I was reading back through the interview that we did with Academy award winning director Brad Bird for The McKinsey Quarterly last year, and came on this wonderful quote from Brad about his boss at Pixar, John Lasseter. I found it when searching on the word "quality" in the transcription, and realized that during the 90 or so minute interview we did with Bird, "quality" and "ideas" were terms that he used over and over, sometimes together and sometimes separately. And when he talked about money, he emphasized that, although it was necessary, no matter how much money you throw at an idea, if the concept is flawed in the first place, you end-up with high quality but dull movies -- which had helped cause the decline of the Disney Animation studios. As Bird described his brief career there: "I went to Disney at time where they were doing really beautiful quality of really boring ideas. That was right after the great masters had left and I basically got fired for, quote, rocking the boat."
Interesting stuff. And a reminder that the greatest innovators are willing to fight for their ideas, something I have been worrying is stifled in these tough times, that innovation and entrepreneurship are slowing down.

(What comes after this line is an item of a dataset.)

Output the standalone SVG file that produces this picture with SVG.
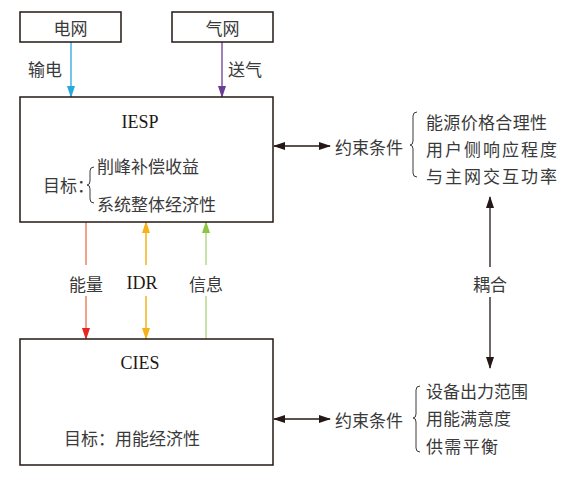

I did feel a little better the other day when a sharp Stanford student argued to me that, since jobs are so hard to come by, he figured it was a great time to start his own company. He also figured that the stigma of failure is at an all-time low, because it is happening so widely. How is that for a twisted but weirdly logical reason to take a big risk? He figures that if he succeeds in this economy, people will be REALLY impressed, and if he fails, well, it won't reflect badly on him at all because so many great companies and people are struggling.

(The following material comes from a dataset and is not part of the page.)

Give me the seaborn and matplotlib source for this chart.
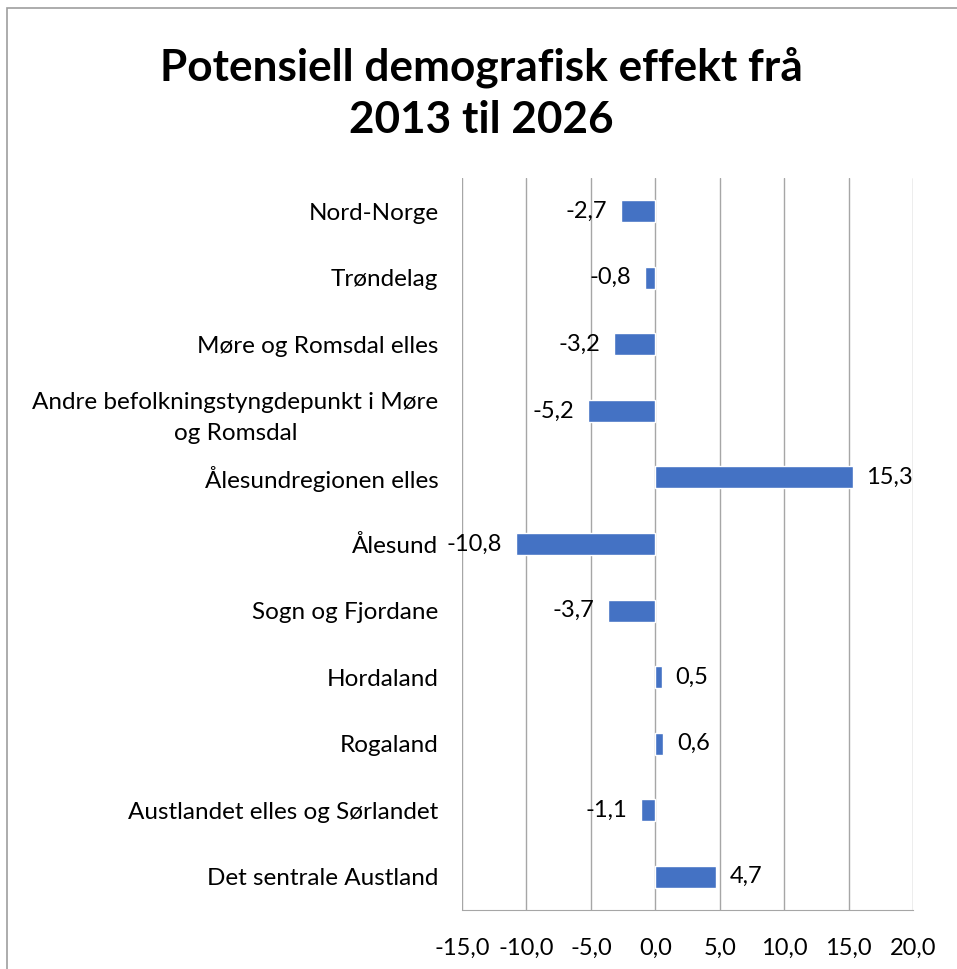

Great post Bob, especially the "quality" theme. I referenced your post in my blog: http://blog.seattleinterviewcoach.com/2009/03/how-not-to-answer-weakness-question.html
Posted by: Seattle Interview Coach | March 23, 2009 at 09:15 PM
Congratulations! This post was selected as one of the five best business blog posts of the week in my Three Star Leadership Midweek Review of the Business Blogs.
http://blog.threestarleadership.com/2009/03/18/31809-midweek-look-at-the-independent-business-blogs.aspx
Wally Bock
Posted by: Wally Bock | March 18, 2009 at 11:40 AM
Bob - think you have to put things in context. IMHO innovation requires a team, a great team leader + good ideas and air cover; i.e. sponsorship, funding and political protection. In my time at Fedex we went from $300M to $6B. During my stint at IBM I was involved in the e-Bizz task forces in '94 as area expert and lead strategist yet IBM never managed to make it work.In that same period they copperized chips, converted the mainframe family to a new architecture that saved then revived it and since have migrated all large-scale servers to new chip architectures.
CONTEXT !
This is a great interview and making movies has a lot in common with making new products. If you want to understand good ideas and team-building & leadership the added features on Ratatouille and LofR are post-grad seminars. If you want to understand the gamble that the guys who backed Bird had to take the "making the movie" on Patton with Zanuck, Jr. is another. Without that air cover no good idea sees the light of day. Without good ideas and teams no pool of money results in effective innovation.